• _Goal_
Transcribe the records below exactly.

• _Provided data_
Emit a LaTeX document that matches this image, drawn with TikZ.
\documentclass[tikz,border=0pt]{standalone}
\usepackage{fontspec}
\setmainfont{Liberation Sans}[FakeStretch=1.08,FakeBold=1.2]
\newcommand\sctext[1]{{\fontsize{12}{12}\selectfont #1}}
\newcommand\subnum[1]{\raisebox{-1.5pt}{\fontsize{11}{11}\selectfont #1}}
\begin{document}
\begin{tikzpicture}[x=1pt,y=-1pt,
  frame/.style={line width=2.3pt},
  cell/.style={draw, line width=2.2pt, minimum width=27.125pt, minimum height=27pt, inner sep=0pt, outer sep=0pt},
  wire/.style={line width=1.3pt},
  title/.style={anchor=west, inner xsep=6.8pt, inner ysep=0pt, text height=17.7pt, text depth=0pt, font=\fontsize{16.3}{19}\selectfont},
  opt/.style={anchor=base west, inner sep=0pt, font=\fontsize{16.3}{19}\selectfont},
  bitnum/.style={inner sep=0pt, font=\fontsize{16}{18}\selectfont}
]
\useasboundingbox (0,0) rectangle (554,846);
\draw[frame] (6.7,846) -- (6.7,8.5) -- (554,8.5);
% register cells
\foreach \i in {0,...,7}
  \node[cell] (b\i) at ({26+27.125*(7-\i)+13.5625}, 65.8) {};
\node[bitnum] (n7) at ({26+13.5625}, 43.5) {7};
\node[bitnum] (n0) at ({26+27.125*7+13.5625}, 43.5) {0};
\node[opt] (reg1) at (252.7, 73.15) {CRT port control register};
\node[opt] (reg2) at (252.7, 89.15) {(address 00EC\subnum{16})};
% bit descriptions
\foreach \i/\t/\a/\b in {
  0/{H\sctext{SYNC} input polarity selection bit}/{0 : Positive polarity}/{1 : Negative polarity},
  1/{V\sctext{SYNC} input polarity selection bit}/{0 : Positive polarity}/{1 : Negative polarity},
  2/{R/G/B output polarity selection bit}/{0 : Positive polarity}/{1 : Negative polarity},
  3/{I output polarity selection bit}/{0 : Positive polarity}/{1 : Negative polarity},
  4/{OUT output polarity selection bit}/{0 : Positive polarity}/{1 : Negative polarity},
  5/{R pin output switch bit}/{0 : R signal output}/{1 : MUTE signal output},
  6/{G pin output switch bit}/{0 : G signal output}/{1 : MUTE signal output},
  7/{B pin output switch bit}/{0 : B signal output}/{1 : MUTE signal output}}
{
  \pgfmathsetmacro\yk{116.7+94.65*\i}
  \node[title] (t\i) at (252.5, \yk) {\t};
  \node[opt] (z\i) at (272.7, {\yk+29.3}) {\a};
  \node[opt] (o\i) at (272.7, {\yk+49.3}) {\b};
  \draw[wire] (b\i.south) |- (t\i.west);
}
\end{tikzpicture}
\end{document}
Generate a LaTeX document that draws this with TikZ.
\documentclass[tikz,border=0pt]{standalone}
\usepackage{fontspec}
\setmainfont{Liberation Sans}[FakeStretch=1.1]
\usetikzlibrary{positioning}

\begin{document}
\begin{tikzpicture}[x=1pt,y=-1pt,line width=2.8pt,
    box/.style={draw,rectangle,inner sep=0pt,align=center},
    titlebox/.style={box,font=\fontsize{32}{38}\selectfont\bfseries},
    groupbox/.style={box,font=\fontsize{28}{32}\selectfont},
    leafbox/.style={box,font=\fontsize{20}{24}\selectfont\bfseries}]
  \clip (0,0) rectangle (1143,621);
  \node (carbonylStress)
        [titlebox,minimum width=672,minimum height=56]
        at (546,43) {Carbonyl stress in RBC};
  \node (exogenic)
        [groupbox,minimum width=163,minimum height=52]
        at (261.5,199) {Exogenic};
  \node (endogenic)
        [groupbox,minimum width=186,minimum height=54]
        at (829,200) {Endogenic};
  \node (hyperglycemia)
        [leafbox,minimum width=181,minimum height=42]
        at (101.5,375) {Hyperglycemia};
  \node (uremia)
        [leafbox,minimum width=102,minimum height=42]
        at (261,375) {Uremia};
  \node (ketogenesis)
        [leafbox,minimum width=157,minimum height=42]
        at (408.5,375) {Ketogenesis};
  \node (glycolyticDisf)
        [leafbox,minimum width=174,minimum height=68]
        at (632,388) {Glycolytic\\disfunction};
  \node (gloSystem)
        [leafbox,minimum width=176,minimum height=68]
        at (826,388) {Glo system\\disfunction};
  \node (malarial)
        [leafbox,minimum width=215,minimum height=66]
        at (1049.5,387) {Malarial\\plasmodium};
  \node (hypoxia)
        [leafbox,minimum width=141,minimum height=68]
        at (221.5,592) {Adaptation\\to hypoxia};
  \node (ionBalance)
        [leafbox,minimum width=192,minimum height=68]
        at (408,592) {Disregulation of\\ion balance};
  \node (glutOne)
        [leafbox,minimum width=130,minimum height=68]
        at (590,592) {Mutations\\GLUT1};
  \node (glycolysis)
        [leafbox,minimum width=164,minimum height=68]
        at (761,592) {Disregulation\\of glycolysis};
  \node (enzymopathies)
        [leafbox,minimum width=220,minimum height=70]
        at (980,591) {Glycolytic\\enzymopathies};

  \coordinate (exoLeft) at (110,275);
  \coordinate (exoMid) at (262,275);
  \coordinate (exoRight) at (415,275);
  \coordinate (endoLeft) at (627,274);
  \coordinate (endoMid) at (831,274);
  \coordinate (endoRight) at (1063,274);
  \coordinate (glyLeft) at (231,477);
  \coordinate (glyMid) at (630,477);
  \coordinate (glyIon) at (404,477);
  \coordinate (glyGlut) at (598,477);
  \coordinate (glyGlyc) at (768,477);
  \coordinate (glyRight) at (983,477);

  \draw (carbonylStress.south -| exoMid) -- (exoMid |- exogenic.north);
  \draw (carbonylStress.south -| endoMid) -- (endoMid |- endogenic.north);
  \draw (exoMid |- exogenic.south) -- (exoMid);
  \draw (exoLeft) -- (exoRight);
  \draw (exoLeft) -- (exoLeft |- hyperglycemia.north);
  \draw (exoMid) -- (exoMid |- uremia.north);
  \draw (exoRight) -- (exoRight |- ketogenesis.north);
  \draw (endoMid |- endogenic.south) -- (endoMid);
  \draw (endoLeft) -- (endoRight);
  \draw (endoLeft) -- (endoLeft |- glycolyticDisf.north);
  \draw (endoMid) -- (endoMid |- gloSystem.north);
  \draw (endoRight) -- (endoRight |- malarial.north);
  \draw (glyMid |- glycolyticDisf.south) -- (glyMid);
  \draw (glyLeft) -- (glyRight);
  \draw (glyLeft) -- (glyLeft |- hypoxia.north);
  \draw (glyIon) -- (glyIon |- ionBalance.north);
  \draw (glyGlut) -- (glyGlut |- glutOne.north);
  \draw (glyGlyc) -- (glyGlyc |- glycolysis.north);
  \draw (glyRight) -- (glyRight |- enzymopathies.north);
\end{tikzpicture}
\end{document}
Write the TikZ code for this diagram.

• _The solution_
Emit a LaTeX document that matches this image, drawn with TikZ.
\documentclass[tikz,border=0pt]{standalone}
\usepackage{fontspec}
\setmainfont{Liberation Sans}[FakeStretch=1.08,FakeBold=1.2]
\newcommand\sctext[1]{{\fontsize{12}{12}\selectfont #1}}
\newcommand\subnum[1]{\raisebox{-1.5pt}{\fontsize{11}{11}\selectfont #1}}
\begin{document}
\begin{tikzpicture}[x=1pt,y=-1pt,
  frame/.style={line width=2.3pt},
  cell/.style={draw, line width=2.2pt, minimum width=27.125pt, minimum height=27pt, inner sep=0pt, outer sep=0pt},
  wire/.style={line width=1.3pt},
  title/.style={anchor=west, inner xsep=6.8pt, inner ysep=0pt, text height=17.7pt, text depth=0pt, font=\fontsize{16.3}{19}\selectfont},
  opt/.style={anchor=base west, inner sep=0pt, font=\fontsize{16.3}{19}\selectfont},
  bitnum/.style={inner sep=0pt, font=\fontsize{16}{18}\selectfont}
]
\useasboundingbox (0,0) rectangle (554,846);
\draw[frame] (6.7,846) -- (6.7,8.5) -- (554,8.5);
% register cells
\foreach \i in {0,...,7}
  \node[cell] (b\i) at ({26+27.125*(7-\i)+13.5625}, 65.8) {};
\node[bitnum] (n7) at ({26+13.5625}, 43.5) {7};
\node[bitnum] (n0) at ({26+27.125*7+13.5625}, 43.5) {0};
\node[opt] (reg1) at (252.7, 73.15) {CRT port control register};
\node[opt] (reg2) at (252.7, 89.15) {(address 00EC\subnum{16})};
% bit descriptions
\foreach \i/\t/\a/\b in {
  0/{H\sctext{SYNC} input polarity selection bit}/{0 : Positive polarity}/{1 : Negative polarity},
  1/{V\sctext{SYNC} input polarity selection bit}/{0 : Positive polarity}/{1 : Negative polarity},
  2/{R/G/B output polarity selection bit}/{0 : Positive polarity}/{1 : Negative polarity},
  3/{I output polarity selection bit}/{0 : Positive polarity}/{1 : Negative polarity},
  4/{OUT output polarity selection bit}/{0 : Positive polarity}/{1 : Negative polarity},
  5/{R pin output switch bit}/{0 : R signal output}/{1 : MUTE signal output},
  6/{G pin output switch bit}/{0 : G signal output}/{1 : MUTE signal output},
  7/{B pin output switch bit}/{0 : B signal output}/{1 : MUTE signal output}}
{
  \pgfmathsetmacro\yk{116.7+94.65*\i}
  \node[title] (t\i) at (252.5, \yk) {\t};
  \node[opt] (z\i) at (272.7, {\yk+29.3}) {\a};
  \node[opt] (o\i) at (272.7, {\yk+49.3}) {\b};
  \draw[wire] (b\i.south) |- (t\i.west);
}
\end{tikzpicture}
\end{document}
Generate a LaTeX document that draws this with TikZ.
\documentclass[tikz,border=0pt]{standalone}
\usepackage{fontspec}
\setmainfont{Liberation Sans}[FakeStretch=1.1]
\usetikzlibrary{positioning}

\begin{document}
\begin{tikzpicture}[x=1pt,y=-1pt,line width=2.8pt,
    box/.style={draw,rectangle,inner sep=0pt,align=center},
    titlebox/.style={box,font=\fontsize{32}{38}\selectfont\bfseries},
    groupbox/.style={box,font=\fontsize{28}{32}\selectfont},
    leafbox/.style={box,font=\fontsize{20}{24}\selectfont\bfseries}]
  \clip (0,0) rectangle (1143,621);
  \node (carbonylStress)
        [titlebox,minimum width=672,minimum height=56]
        at (546,43) {Carbonyl stress in RBC};
  \node (exogenic)
        [groupbox,minimum width=163,minimum height=52]
        at (261.5,199) {Exogenic};
  \node (endogenic)
        [groupbox,minimum width=186,minimum height=54]
        at (829,200) {Endogenic};
  \node (hyperglycemia)
        [leafbox,minimum width=181,minimum height=42]
        at (101.5,375) {Hyperglycemia};
  \node (uremia)
        [leafbox,minimum width=102,minimum height=42]
        at (261,375) {Uremia};
  \node (ketogenesis)
        [leafbox,minimum width=157,minimum height=42]
        at (408.5,375) {Ketogenesis};
  \node (glycolyticDisf)
        [leafbox,minimum width=174,minimum height=68]
        at (632,388) {Glycolytic\\disfunction};
  \node (gloSystem)
        [leafbox,minimum width=176,minimum height=68]
        at (826,388) {Glo system\\disfunction};
  \node (malarial)
        [leafbox,minimum width=215,minimum height=66]
        at (1049.5,387) {Malarial\\plasmodium};
  \node (hypoxia)
        [leafbox,minimum width=141,minimum height=68]
        at (221.5,592) {Adaptation\\to hypoxia};
  \node (ionBalance)
        [leafbox,minimum width=192,minimum height=68]
        at (408,592) {Disregulation of\\ion balance};
  \node (glutOne)
        [leafbox,minimum width=130,minimum height=68]
        at (590,592) {Mutations\\GLUT1};
  \node (glycolysis)
        [leafbox,minimum width=164,minimum height=68]
        at (761,592) {Disregulation\\of glycolysis};
  \node (enzymopathies)
        [leafbox,minimum width=220,minimum height=70]
        at (980,591) {Glycolytic\\enzymopathies};

  \coordinate (exoLeft) at (110,275);
  \coordinate (exoMid) at (262,275);
  \coordinate (exoRight) at (415,275);
  \coordinate (endoLeft) at (627,274);
  \coordinate (endoMid) at (831,274);
  \coordinate (endoRight) at (1063,274);
  \coordinate (glyLeft) at (231,477);
  \coordinate (glyMid) at (630,477);
  \coordinate (glyIon) at (404,477);
  \coordinate (glyGlut) at (598,477);
  \coordinate (glyGlyc) at (768,477);
  \coordinate (glyRight) at (983,477);

  \draw (carbonylStress.south -| exoMid) -- (exoMid |- exogenic.north);
  \draw (carbonylStress.south -| endoMid) -- (endoMid |- endogenic.north);
  \draw (exoMid |- exogenic.south) -- (exoMid);
  \draw (exoLeft) -- (exoRight);
  \draw (exoLeft) -- (exoLeft |- hyperglycemia.north);
  \draw (exoMid) -- (exoMid |- uremia.north);
  \draw (exoRight) -- (exoRight |- ketogenesis.north);
  \draw (endoMid |- endogenic.south) -- (endoMid);
  \draw (endoLeft) -- (endoRight);
  \draw (endoLeft) -- (endoLeft |- glycolyticDisf.north);
  \draw (endoMid) -- (endoMid |- gloSystem.north);
  \draw (endoRight) -- (endoRight |- malarial.north);
  \draw (glyMid |- glycolyticDisf.south) -- (glyMid);
  \draw (glyLeft) -- (glyRight);
  \draw (glyLeft) -- (glyLeft |- hypoxia.north);
  \draw (glyIon) -- (glyIon |- ionBalance.north);
  \draw (glyGlut) -- (glyGlut |- glutOne.north);
  \draw (glyGlyc) -- (glyGlyc |- glycolysis.north);
  \draw (glyRight) -- (glyRight |- enzymopathies.north);
\end{tikzpicture}
\end{document}
Write the TikZ code for this diagram.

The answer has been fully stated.